Since its inception over a century ago, AIC Kijabe Hospital has transformed into a national (and even international) center of clinical excellence. And yet the mission of the hospital does not end with clinical excellence alone. As the institution has matured, its goals have expanded beyond care delivery to care systems development and medical education. Over the course of our time here we have worked alongside medicine residents, obstetric residents, general surgery residents, neurosurgery residents, plastic surgery residents, and anesthesia residents and fellows from not only Kenya, but all of Africa (including Cameroon, Somalia, South Sudan, Ethiopia, Gabon, and Rwanda just to name a few) – training at Kijabe and planning to return to either their county or country equipped to provide high quality care.

Despite once being known as the “neglected stepchild of global heath,” surgery (and anesthesia) in Africa has an ever-brightening future. I can say without exaggeration that AIC Kijabe Hospital is playing a major role in improving the future of healthcare delivery – especially surgery and anesthesia care delivery – for an entire continent. Yet so much work remains. One of the KRNA students told that in her home hospital in El Dorat, only 1 of the 40 anesthesia providers has been trained in ACLS. The pediatric anesthesia fellow currently training in Kijabe will return to her native Rwanda as the only pediatric anesthesiologist. While the United States has over 20 anesthesiologists per 100,000 people, much of sub-Saharan Africa has only 11 (or even 0) per 100,000. Kijabe hopes to change that. Twenty years ago, Kijabe had two operating theatres – today it has eight. A training program that began over a decade ago with a class of 5 KRNA students has expanded to roughly 16 students per year, training over 18 months. For the first time, Ethiopian anesthesia residents have begun rotating at Kijabe, in addition to pediatric anesthesia fellows from across Africa.

More recently, the leadership of the anesthesia training program at Kijabe, led by some of the very first graduates of the program under the mentorship of Dr. Mark Newton, has expanded the reach of the training program even further. Every Wednesday and Thursday morning at 0700 sharp, a teleconference is set up between Kijabe, Kisumu (in western Kenya), Somalia, and South Sudan. This week, the Wednesday lecture covered anesthesia care of burn patients, and the Thursday case conference reviewed the anesthetic management of a 12-year-old boy with a skull base fracture (see photo below).

On the remaining mornings, we have been giving lectures to the KRNA students.
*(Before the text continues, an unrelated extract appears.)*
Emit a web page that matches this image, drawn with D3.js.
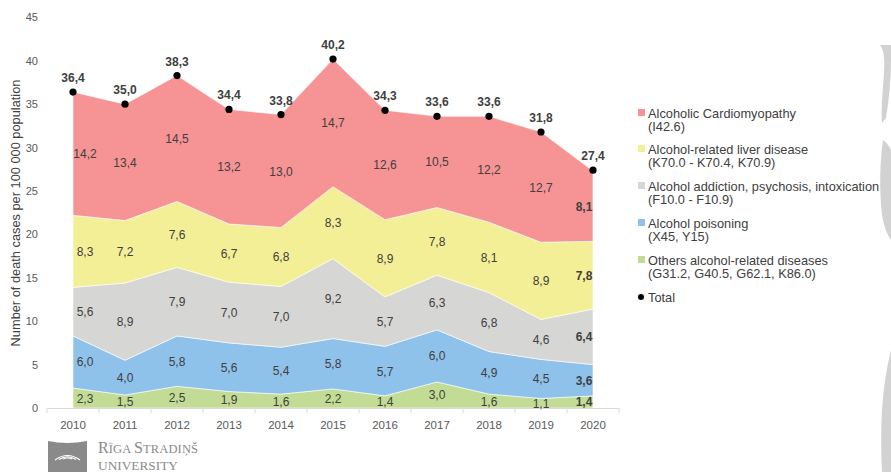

Throughout the day we continue to teach both the KRNA students and Ethiopian residents, in addition to serving as examiners for the senior KRNA students’ final assessments. We work with junior KRNA students on the basics – properly setting up the room, checking the anesthesia machine, and learning how to understand the monitors. We cover more advanced topics with the senior KRNA students and KRNAs, and have been able to teach regional techniques and review more complex topics with the visiting residents (see below photos of Dr. Meyer teaching ultrasound-guided TAP blocks to two of the Ethiopian residents).

Jon Kenya Jon Kenya 2

With physician burnout in the United States at an all-time high and the realities of the U.S. healthcare system often leading to job dissatisfaction, it is easy to become cynical, even while in training. Here in Kijabe, it is hard to be cynical. Every provider we help train will have a tangible impact on reducing maternal mortality, decreasing morbidity from road trauma, and setting a new standard for anesthetic and surgical care for all of Africa. The residents and KRNAs who graduate from AIC Kijabe will not only be well-trained clinicians, but also leaders in their hospitals and clinics. They will show their communities what is possible. They will be the ones to make health care equity a reality.